Wilson isn’t one of those evasive Christians who mumble apologetically about how some of the Bible stories are really just “metaphors.” He is willing to maintain very staunchly that Jesus of Nazareth was the Christ and that his sacrifice redeems our state of sin, which in turn is the outcome of our rebellion against God. He doesn’t waffle when asked why God allows so much evil and suffering—of course he “allows” it since it is the inescapable state of rebellious sinners. I much prefer this sincerity to the vague and Python-esque witterings of the interfaith and ecumenical groups who barely respect their own traditions and who look upon faith as just another word for community organizing. (Incidentally, just when is President Barack Obama going to decide which church he attends?)

He also says:

Thanks to the foolishness of the “intelligent design” faction, which has tried with ignominious un-success to smuggle the teaching of creationism into our schools under a name that is plainly stupid rather than intelligent, and thanks to the ceaseless preaching of hatred and violence against our society by the fanatics of another faith, as well as other related behavior, such as the mad attempt by messianic Jews to steal the land of other people, the secular movement in the United States is acquiring a confidence that it has not known in years, while many of those who put their faith in revelation and prophecy and prayer are feeling the need to give an account of themselves. This is a wholly good development, and it is part of the pluralism and polycentrism that distinguish the sort of society that we have to defend against all enemies, foreign and domestic.

4 Comments

  • Chris says:

    Some clear-thinking atheists make a better case for the conservative Christian position than we do. Mumbled prefaces, disclaimers, apologies and excuses often pass as apologetic techniques today. We used to call them cowardly. I’m glad someone [anyone] still has the courage to go there.

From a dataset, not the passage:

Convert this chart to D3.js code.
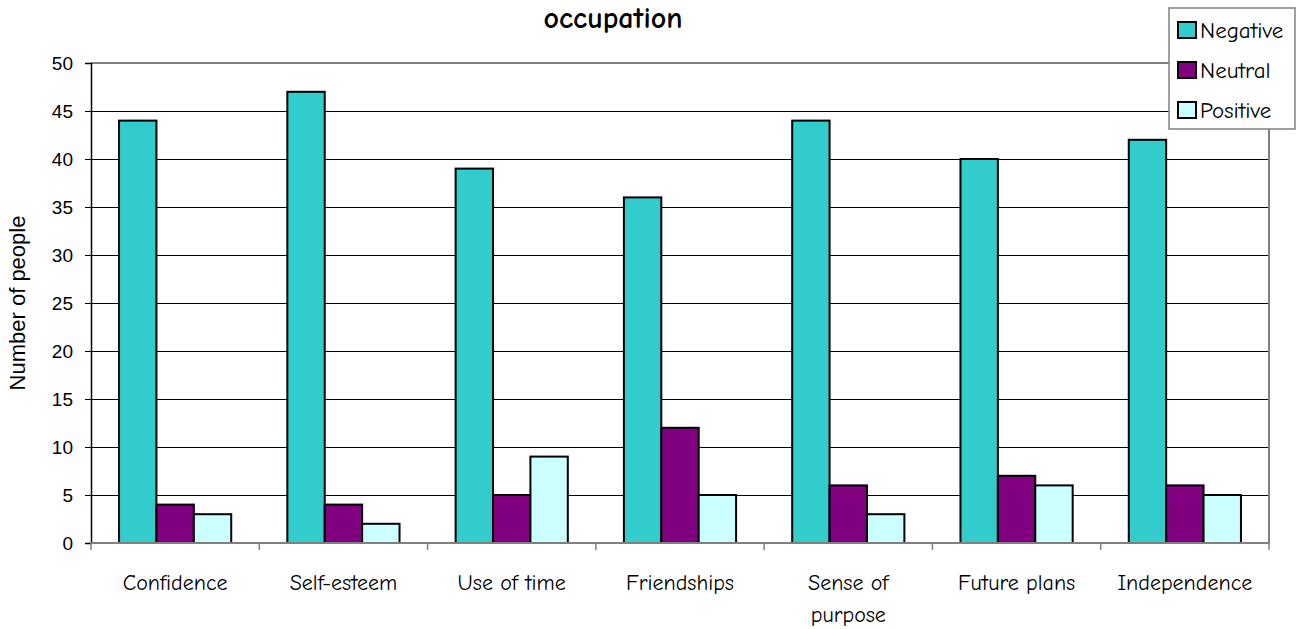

  • I have to agree with points of Jon Pratt’s review even as I slap his hand a little for offering what was little more than silly and trite criticisms (seriously, of all the things he chose to criticize in an apologetics debate he chooses alcohol & postmillenialism? Can we in fundamentalist circles EVER talk about anything else?)

    Still, I found this to be a less than fascinating debate. The only thing that was remotely good was the camera work (overdone a bit…I’ll give Prat a nod of agreement on that issue). This is an example of how good camera work can take a rather uninformed deabte and make it entertaining.

    Hitchens is a hack–not really respected in intellectual circles but is rather a pop level apologist for atheism (he is to atheism what Tim LaHaye is to premillennialism…not really scholarly but very influential among the marginally educated). Note: I did not say he wasn’t intelligent. I just said he wasn’t scholarly.

    I have greater respect for Wilson, but I found myself frustrated with his approach.

    Far better, and unequaled, is the so-called “Great Debate” of Greg Bahnsen’s a few decades back. At least that was a true debate.

    In the end, I’m glad I watched it. It was informative, mildly entertaining, but lacking in the substance of some of the great debates of the past.

  • In my previous comment it seems I was not politically correct in my statements.

    Rather than accusing Hitchens of not being scholarly (which seems to make people think he is being accused of being an idiot), I’m told the preferred descriptor is “public intellectual” (e.g.which I assume means no respected university would ever make him a professor but somehow he still manages to sell books).

  • Greg Long says:

    Thanks for the clarification, Josh. I’m not sure “public intellectual” is the worst thing a person could be called, but I understand what is meant.

    God’s Word has another name for Christopher Hitchens, though…see Ps. 14:1.